Requirement: Omit all pictures. Copy the rest of the material exactly.

>> Begin Stored data

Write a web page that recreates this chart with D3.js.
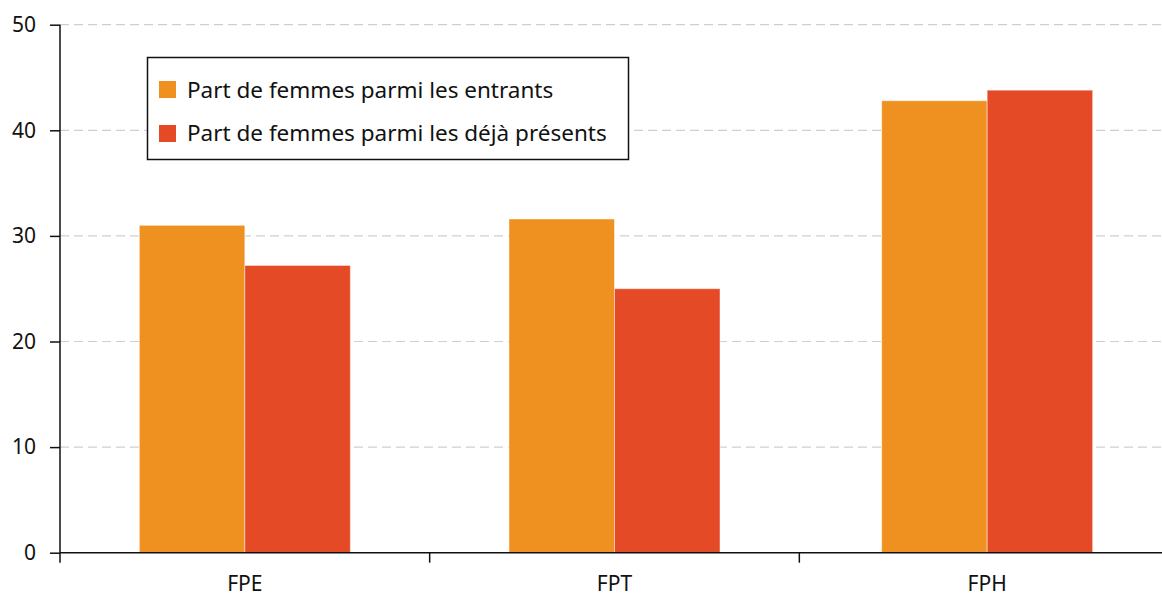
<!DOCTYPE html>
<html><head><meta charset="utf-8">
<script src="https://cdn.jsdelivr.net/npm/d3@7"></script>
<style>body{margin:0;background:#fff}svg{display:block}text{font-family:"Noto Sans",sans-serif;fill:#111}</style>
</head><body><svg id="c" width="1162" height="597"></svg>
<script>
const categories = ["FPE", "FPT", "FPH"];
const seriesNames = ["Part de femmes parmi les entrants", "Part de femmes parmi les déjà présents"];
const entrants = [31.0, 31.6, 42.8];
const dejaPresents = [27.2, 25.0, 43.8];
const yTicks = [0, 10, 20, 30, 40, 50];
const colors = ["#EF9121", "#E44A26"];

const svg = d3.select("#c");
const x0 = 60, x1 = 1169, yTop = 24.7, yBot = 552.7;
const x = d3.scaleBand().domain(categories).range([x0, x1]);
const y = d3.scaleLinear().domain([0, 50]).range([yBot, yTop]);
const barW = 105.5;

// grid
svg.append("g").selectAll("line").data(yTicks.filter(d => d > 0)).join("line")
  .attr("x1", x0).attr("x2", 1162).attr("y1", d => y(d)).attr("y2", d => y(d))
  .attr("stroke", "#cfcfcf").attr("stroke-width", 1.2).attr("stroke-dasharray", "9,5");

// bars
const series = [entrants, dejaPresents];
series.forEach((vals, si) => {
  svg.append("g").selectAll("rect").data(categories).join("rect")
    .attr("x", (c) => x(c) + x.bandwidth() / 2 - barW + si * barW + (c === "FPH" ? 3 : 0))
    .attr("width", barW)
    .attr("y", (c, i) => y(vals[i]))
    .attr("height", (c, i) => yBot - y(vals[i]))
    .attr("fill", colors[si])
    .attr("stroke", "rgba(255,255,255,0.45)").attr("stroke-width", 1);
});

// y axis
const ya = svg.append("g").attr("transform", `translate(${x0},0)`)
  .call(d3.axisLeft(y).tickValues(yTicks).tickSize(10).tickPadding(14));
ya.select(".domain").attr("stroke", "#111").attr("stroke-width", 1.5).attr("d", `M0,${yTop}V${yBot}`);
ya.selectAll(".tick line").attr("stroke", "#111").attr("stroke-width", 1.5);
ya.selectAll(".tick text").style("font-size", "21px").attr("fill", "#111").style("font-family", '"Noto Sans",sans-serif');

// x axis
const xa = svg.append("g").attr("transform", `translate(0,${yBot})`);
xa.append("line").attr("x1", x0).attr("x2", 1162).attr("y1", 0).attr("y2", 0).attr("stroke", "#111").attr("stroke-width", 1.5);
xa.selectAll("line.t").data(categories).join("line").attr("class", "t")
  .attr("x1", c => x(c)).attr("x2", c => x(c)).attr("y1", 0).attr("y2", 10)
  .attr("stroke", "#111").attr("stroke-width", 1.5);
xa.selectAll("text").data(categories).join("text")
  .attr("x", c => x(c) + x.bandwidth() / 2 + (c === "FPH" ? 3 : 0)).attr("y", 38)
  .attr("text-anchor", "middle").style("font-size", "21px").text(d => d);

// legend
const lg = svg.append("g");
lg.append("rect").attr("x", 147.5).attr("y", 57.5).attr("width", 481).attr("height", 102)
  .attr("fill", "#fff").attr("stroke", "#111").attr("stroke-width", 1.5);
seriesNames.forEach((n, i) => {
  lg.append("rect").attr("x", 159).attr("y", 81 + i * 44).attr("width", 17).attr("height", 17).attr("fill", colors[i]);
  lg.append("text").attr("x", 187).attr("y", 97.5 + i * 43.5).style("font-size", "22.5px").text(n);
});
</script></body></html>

>> End Stored data

Answer for this exercise:
Write a web page that recreates this chart with D3.js.
<!DOCTYPE html>
<html><head><meta charset="utf-8">
<script src="https://cdn.jsdelivr.net/npm/d3@7"></script>
<style>body{margin:0;background:#fff}svg{display:block}text{font-family:"Noto Sans",sans-serif;fill:#111}</style>
</head><body><svg id="c" width="1162" height="597"></svg>
<script>
const categories = ["FPE", "FPT", "FPH"];
const seriesNames = ["Part de femmes parmi les entrants", "Part de femmes parmi les déjà présents"];
const entrants = [31.0, 31.6, 42.8];
const dejaPresents = [27.2, 25.0, 43.8];
const yTicks = [0, 10, 20, 30, 40, 50];
const colors = ["#EF9121", "#E44A26"];

const svg = d3.select("#c");
const x0 = 60, x1 = 1169, yTop = 24.7, yBot = 552.7;
const x = d3.scaleBand().domain(categories).range([x0, x1]);
const y = d3.scaleLinear().domain([0, 50]).range([yBot, yTop]);
const barW = 105.5;

// grid
svg.append("g").selectAll("line").data(yTicks.filter(d => d > 0)).join("line")
  .attr("x1", x0).attr("x2", 1162).attr("y1", d => y(d)).attr("y2", d => y(d))
  .attr("stroke", "#cfcfcf").attr("stroke-width", 1.2).attr("stroke-dasharray", "9,5");

// bars
const series = [entrants, dejaPresents];
series.forEach((vals, si) => {
  svg.append("g").selectAll("rect").data(categories).join("rect")
    .attr("x", (c) => x(c) + x.bandwidth() / 2 - barW + si * barW + (c === "FPH" ? 3 : 0))
    .attr("width", barW)
    .attr("y", (c, i) => y(vals[i]))
    .attr("height", (c, i) => yBot - y(vals[i]))
    .attr("fill", colors[si])
    .attr("stroke", "rgba(255,255,255,0.45)").attr("stroke-width", 1);
});

// y axis
const ya = svg.append("g").attr("transform", `translate(${x0},0)`)
  .call(d3.axisLeft(y).tickValues(yTicks).tickSize(10).tickPadding(14));
ya.select(".domain").attr("stroke", "#111").attr("stroke-width", 1.5).attr("d", `M0,${yTop}V${yBot}`);
ya.selectAll(".tick line").attr("stroke", "#111").attr("stroke-width", 1.5);
ya.selectAll(".tick text").style("font-size", "21px").attr("fill", "#111").style("font-family", '"Noto Sans",sans-serif');

// x axis
const xa = svg.append("g").attr("transform", `translate(0,${yBot})`);
xa.append("line").attr("x1", x0).attr("x2", 1162).attr("y1", 0).attr("y2", 0).attr("stroke", "#111").attr("stroke-width", 1.5);
xa.selectAll("line.t").data(categories).join("line").attr("class", "t")
  .attr("x1", c => x(c)).attr("x2", c => x(c)).attr("y1", 0).attr("y2", 10)
  .attr("stroke", "#111").attr("stroke-width", 1.5);
xa.selectAll("text").data(categories).join("text")
  .attr("x", c => x(c) + x.bandwidth() / 2 + (c === "FPH" ? 3 : 0)).attr("y", 38)
  .attr("text-anchor", "middle").style("font-size", "21px").text(d => d);

// legend
const lg = svg.append("g");
lg.append("rect").attr("x", 147.5).attr("y", 57.5).attr("width", 481).attr("height", 102)
  .attr("fill", "#fff").attr("stroke", "#111").attr("stroke-width", 1.5);
seriesNames.forEach((n, i) => {
  lg.append("rect").attr("x", 159).attr("y", 81 + i * 44).attr("width", 17).attr("height", 17).attr("fill", colors[i]);
  lg.append("text").attr("x", 187).attr("y", 97.5 + i * 43.5).style("font-size", "22.5px").text(n);
});
</script></body></html>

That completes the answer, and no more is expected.